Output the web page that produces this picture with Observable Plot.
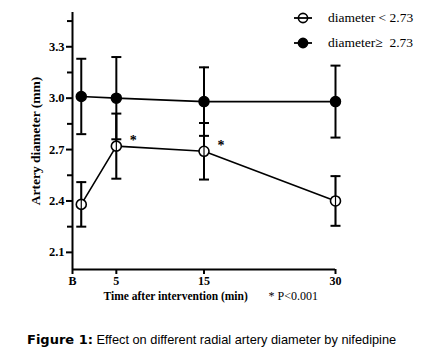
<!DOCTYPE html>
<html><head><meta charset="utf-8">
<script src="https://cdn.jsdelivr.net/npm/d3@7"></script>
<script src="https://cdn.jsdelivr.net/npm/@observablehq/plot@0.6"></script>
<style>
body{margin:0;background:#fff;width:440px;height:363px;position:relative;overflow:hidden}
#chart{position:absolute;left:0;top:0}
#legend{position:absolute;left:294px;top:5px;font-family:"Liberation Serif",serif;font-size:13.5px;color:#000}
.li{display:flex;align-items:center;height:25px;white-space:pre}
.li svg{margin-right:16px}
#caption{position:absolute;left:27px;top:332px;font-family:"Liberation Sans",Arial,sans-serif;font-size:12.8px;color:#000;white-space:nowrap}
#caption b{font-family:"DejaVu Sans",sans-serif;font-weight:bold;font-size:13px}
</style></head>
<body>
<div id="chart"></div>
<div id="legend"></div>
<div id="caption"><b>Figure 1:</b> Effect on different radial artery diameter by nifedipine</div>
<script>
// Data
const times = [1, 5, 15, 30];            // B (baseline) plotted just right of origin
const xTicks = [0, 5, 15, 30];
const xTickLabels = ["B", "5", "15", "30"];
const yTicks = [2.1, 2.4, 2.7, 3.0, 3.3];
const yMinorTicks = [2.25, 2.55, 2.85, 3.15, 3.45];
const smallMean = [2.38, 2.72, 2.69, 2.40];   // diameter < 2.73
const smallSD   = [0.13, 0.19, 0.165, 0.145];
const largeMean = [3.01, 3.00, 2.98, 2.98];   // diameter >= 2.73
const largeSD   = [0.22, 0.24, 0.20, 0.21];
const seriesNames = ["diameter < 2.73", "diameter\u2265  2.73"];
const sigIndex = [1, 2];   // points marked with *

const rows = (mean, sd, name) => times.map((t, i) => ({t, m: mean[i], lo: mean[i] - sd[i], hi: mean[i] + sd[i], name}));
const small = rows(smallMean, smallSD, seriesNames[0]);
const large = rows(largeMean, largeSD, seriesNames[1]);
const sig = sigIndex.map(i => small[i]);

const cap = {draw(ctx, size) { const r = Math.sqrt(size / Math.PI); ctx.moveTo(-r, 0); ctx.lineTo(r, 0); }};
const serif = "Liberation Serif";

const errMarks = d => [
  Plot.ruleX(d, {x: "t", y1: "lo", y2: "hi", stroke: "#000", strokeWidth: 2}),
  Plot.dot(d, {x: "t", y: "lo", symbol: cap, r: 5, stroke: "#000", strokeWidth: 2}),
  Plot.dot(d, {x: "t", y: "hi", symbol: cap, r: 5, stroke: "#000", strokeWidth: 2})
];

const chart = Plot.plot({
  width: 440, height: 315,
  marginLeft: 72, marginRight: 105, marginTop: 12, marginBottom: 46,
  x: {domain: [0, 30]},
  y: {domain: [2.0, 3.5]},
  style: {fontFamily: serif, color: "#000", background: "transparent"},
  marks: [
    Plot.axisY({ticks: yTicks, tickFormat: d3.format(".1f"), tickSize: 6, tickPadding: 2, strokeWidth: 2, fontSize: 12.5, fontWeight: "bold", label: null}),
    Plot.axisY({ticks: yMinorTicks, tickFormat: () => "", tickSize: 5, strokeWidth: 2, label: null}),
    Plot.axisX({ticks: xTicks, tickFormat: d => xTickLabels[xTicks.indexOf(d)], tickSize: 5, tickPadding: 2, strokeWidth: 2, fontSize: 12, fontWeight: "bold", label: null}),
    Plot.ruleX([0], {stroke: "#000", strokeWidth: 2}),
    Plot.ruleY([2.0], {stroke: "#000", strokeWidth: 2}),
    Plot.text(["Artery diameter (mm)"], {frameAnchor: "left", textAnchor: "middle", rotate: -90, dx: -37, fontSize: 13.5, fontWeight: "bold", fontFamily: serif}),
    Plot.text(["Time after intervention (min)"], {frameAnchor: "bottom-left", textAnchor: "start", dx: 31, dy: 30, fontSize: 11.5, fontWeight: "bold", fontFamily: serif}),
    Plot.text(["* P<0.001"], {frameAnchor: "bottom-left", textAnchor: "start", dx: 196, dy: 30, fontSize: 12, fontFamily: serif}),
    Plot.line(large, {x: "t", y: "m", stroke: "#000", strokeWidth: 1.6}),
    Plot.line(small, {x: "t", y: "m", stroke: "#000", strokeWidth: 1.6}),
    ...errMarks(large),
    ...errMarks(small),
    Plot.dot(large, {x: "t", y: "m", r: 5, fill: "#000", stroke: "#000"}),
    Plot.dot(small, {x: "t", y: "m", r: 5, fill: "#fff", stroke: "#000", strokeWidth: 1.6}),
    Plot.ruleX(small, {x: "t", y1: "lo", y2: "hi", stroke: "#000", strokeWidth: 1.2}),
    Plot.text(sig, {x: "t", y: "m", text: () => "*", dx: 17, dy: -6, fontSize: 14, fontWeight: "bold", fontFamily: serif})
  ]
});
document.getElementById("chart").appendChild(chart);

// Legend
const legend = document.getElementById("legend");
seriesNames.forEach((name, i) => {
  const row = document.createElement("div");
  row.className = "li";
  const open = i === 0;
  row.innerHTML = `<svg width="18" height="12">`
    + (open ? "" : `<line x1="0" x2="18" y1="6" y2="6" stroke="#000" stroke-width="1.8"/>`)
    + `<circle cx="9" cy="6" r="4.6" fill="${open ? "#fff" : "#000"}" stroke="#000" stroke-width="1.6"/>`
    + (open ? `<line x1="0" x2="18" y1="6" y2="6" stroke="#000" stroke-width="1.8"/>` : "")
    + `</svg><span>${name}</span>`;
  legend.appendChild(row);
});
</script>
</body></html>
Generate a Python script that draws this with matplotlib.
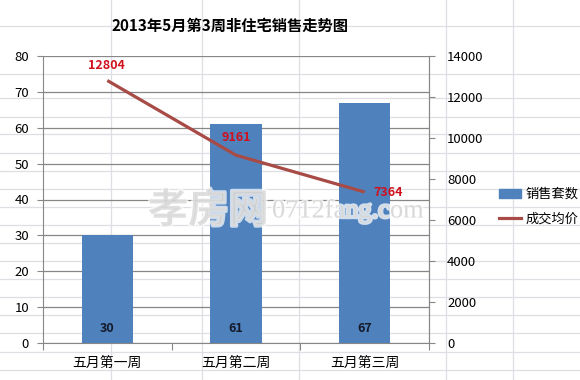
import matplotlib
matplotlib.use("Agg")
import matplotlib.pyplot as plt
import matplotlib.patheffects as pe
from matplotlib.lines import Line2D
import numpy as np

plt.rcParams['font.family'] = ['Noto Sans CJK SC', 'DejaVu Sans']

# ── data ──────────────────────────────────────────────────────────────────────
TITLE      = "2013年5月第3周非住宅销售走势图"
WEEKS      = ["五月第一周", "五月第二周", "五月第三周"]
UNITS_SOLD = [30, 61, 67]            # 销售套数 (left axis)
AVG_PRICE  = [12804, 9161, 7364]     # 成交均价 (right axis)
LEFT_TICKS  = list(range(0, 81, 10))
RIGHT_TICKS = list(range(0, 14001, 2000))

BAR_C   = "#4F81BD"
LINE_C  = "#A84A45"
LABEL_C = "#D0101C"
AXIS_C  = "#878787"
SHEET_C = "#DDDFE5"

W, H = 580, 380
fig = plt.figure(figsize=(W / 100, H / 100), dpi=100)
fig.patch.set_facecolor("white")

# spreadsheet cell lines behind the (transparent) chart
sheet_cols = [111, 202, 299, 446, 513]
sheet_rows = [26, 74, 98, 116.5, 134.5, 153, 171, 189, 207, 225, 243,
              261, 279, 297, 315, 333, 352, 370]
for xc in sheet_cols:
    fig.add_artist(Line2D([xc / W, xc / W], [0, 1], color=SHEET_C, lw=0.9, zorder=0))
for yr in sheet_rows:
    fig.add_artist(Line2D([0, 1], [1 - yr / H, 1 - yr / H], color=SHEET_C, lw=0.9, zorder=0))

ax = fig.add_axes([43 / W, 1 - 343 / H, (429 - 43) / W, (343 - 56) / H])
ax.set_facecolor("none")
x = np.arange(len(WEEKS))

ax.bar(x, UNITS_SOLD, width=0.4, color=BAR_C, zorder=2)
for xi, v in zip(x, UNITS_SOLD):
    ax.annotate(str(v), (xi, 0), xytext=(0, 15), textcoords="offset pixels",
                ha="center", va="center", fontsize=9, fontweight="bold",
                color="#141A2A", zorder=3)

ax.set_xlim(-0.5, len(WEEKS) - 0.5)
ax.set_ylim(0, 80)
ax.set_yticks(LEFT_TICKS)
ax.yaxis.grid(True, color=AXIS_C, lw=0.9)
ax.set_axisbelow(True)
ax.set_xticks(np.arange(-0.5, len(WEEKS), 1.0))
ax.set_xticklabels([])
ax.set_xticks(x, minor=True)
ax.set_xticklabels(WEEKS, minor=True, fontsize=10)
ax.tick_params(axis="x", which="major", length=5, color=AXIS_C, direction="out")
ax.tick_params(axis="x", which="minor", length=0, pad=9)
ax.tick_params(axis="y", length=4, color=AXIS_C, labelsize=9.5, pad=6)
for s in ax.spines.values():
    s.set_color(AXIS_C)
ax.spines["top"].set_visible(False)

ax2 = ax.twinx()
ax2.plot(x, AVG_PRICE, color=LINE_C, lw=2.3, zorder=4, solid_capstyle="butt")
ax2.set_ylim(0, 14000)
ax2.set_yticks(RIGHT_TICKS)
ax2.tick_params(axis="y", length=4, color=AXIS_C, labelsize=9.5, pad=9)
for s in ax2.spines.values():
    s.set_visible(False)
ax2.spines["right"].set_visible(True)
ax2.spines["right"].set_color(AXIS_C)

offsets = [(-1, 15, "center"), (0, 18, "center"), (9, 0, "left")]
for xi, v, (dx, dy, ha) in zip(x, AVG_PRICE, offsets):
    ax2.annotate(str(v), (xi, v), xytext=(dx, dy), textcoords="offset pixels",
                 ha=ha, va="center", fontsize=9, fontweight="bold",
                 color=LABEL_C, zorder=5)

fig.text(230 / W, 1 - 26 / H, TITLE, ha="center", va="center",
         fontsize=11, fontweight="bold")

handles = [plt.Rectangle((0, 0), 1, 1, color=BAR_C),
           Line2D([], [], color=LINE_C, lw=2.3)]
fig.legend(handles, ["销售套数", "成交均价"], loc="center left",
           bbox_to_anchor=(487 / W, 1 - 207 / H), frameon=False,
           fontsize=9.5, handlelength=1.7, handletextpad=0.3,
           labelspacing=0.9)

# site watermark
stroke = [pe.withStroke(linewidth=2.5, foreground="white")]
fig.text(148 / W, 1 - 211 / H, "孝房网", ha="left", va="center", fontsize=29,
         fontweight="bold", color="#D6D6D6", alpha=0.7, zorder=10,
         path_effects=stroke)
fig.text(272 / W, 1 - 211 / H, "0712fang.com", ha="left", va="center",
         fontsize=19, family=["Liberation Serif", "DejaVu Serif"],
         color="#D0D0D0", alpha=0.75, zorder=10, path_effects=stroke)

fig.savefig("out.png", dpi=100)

──────

SET TASK: Word for word, repeat the lines above from the one with "Generate a Python" through the one with "plt.rcParams['font.family'] = ['Noto", and nothing beyond them. Omit the pictures.

RESPONSE TO THE TASK:
Generate a Python script that draws this with matplotlib.
import matplotlib
matplotlib.use("Agg")
import matplotlib.pyplot as plt
import matplotlib.patheffects as pe
from matplotlib.lines import Line2D
import numpy as np

plt.rcParams['font.family'] = ['Noto Sans CJK SC', 'DejaVu Sans']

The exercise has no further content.